Desconstrução dos mitos, ironia, anti-heroísmo, pós-modernidade (as tão polêmicas questões de identidade), um certo niilismo, tudo isso casa muito bem no filme com explosões, batalhas épicas, efeitos em computação gráfica. Mas não nos esqueçamos que Hancock não empreende nenhuma iconoclastia. O fundo do filme é bem assentado em velhos princípios (apesar de estes aparecerem particularmente banalizados e simplificados demais no final, contrariando com isso o tom geral da narrativa, mais aberta e complexa – enfim, alguma concessão há de se fazer numa superprodução). Tais princípios mantém o valor do mito heróico, no sentido clássico mesmo.

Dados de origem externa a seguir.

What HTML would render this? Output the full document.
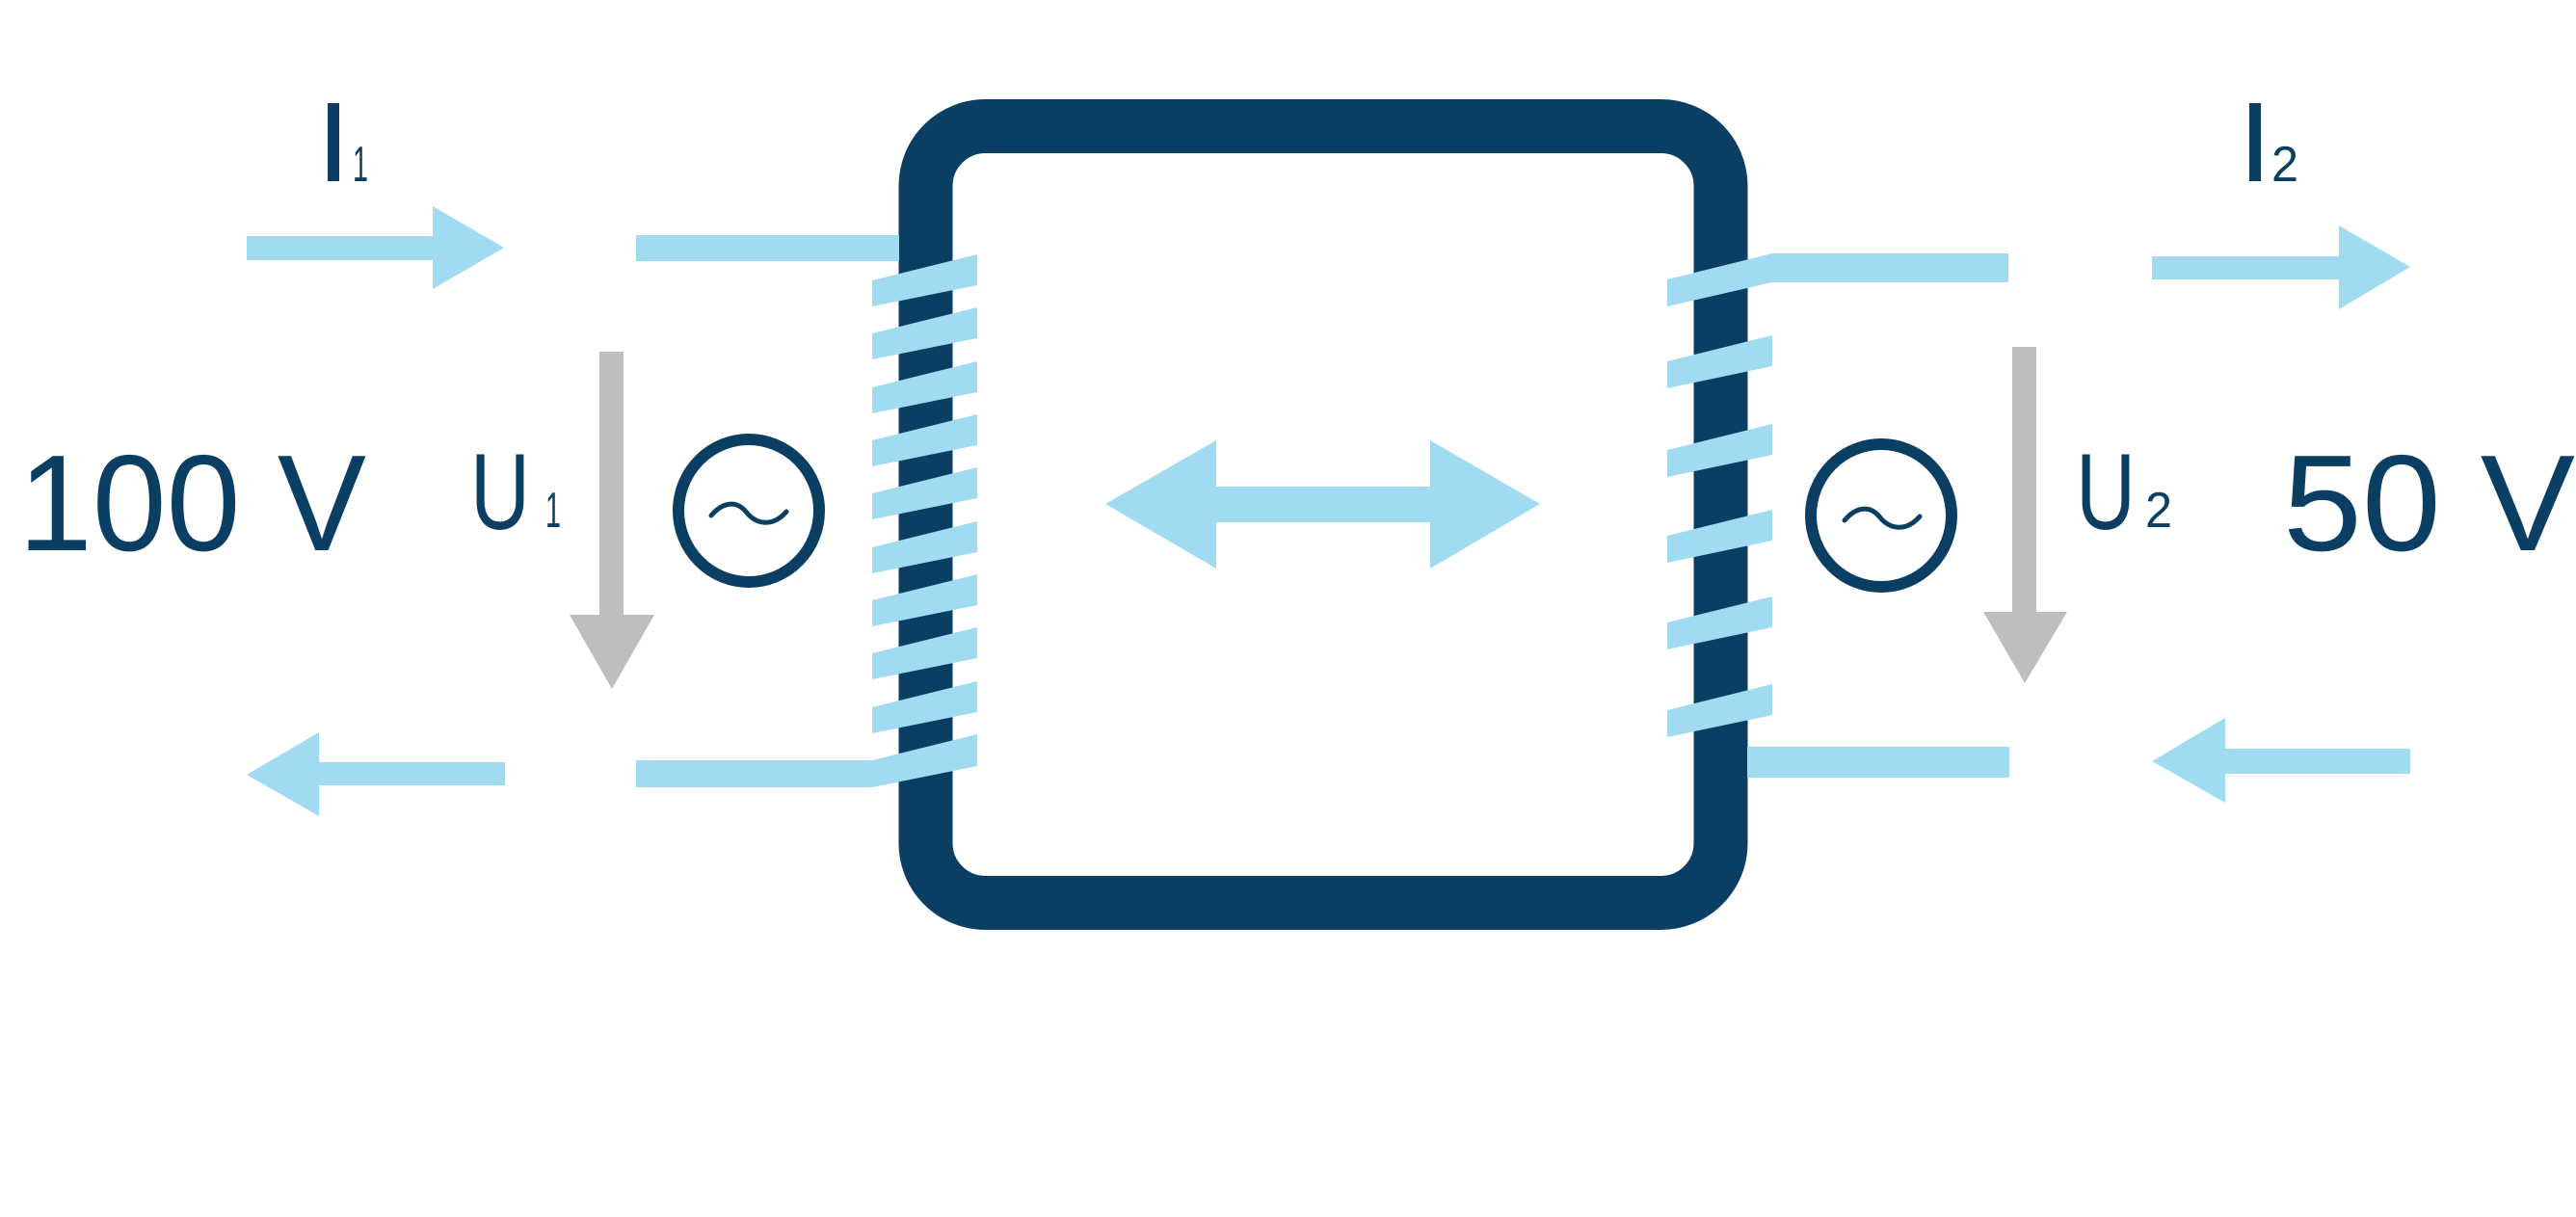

O herói como espécime de uma raça de “deuses”, deliciosamente incoerente no que mistura em si o melhor (e além) e o pior (mas nunca aquém) de qualquer ser humano.

Mas isso já não é novidade nenhuma – basta consultar a velha (quase três mil anos) “Ilíada” de Homero. O interessante é misturar isso às linguagens, códigos e ideologias da sociedade (pós) moderna de consumo, afogada nas mais demiúrgicas formas da indústria cultural. Imagine ver um vídeo caseiro de Hércules ou Aquiles no Youtube. Eis o tom de Hancock. Não necessitamos mais do poeta-profeta vidente dos tempos míticos que, com o poder de sua assombrosa memória, nos relate – com a óbvia ajuda das musas – as façanhas de deuses e heróis. Temos a inteligência diabólica da máquina: cinema, internet. Nas palavras de Charlize Theron, super-heróis são apenas o nome mais recente para os sempre mesmos mitos. É na recriação criativa – sem subserviência, mas também sem excessivas desmitificações – de velhas tradições (incluindo a nova tradição velha dos filmes ou gibis de super-heróis) que Hancock retira sua força.